Along with the health benefits, induction cooktops as an alternative are objectively better at cooking stuff than gas: they’re faster, more easily and precisely controlled, heat is limited to the bottom of cookware so it’s safer and easier to handle your pots and pans while cooking, they’re easier to clean and keep clean (no nooks and crannies for shit to get stuck in, just a smooth glass surface to wipe down), oh and you don’t ever have an open flame in your kitchen, which takes one massive safety hazard completely off the table. I can’t really think of any downsides other than the short adjustment period of using anything that’s new. I’ve rented places that had electric coils, electric plates, gas, and induction cooktops—so I’ve tried all common types of ranges/hobs—and induction wins every time for me.
Huh, entirely possible, could also just be personal preference, maybe it’s not as objective as I thought. I’ve got a brand new seemingly high quality samsung gas range that came with my current apartment, and I completely prefer using my plug-in double induction cooktop. I even set up a wooden cover over the gas burners so I can use the induction plates on the range.
Yeah, that is a pain. There are conversion disks you can buy to make your non-magnetic cookware compatible with induction, but you’re right, people are very attached to their cookware so this could be an impediment for some folks.
The mommy knows best attitude that this law comes from is why Berkeley is so frequently made fun of in so many places. You guys have your heads so far up the darkest depths that you can't see that this doesn't offer any sort of meaningful change in the overall problem with climate change. 3% reduction in methane emissions is nothing when every other city and town in the state is still burning gas for heating and cooking. You may as well throw shovelfuls of sand on a raging inferno. Not saying you shouldn't do anything but this is just dumb.
Hardly the first time activists put something on a Berkeley ballot which is a nonstarter in the real world.
Last year they had to abandon their Hopkins St. bike lane plan because it would stuff up a fire truck and evacuation route.
This measure would kill all large restaurant/kitchen business in Berkeley. Berkeley Bowl estimated it would raise their kitchen’s gas bill by 180%.

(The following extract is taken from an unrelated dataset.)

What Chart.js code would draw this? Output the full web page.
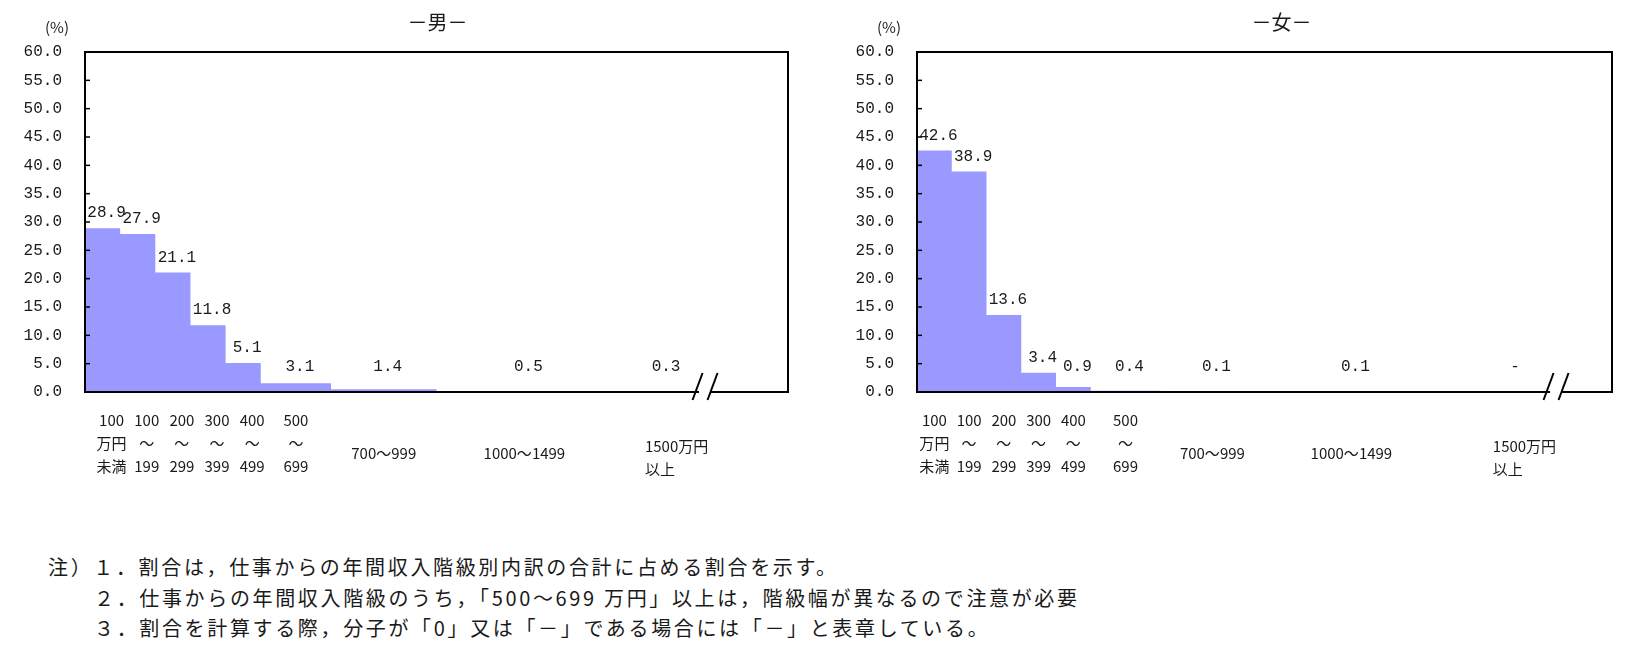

There are simply no good electrification options for large commercial kitchens.
So what your saying is that given fuel makes up 3-5% of a commercial kitchen’s operating costs as per the Department of Energy, it would at worse add ten percent to the prices of kitchens that currently use natural gas instead of propane or electric? And that’s worse case, ignoring that Berkeley sure isn’t paying average kitchen labor costs given minimum wage there is nearly two and a half times the national average.
So all in all nowhere near a large enough price hike to kill all demand for large restaurants in the city even by the worst case figures of a company lobbying against it.
For this stuff when it comes to climate intervention, it just seems like there are so many other things to do before coming after gas stoves and ranges.
I get that people want to start small and start local, so that’s why residential gas bans are easier than applying it to businesses. Still, if you’re imposing a very costly mandate on people it won’t go over well without subsidies.
I don’t want to lose my cheap residential gas if I’m going to be forced to pay monopoly time of use prices for electricity.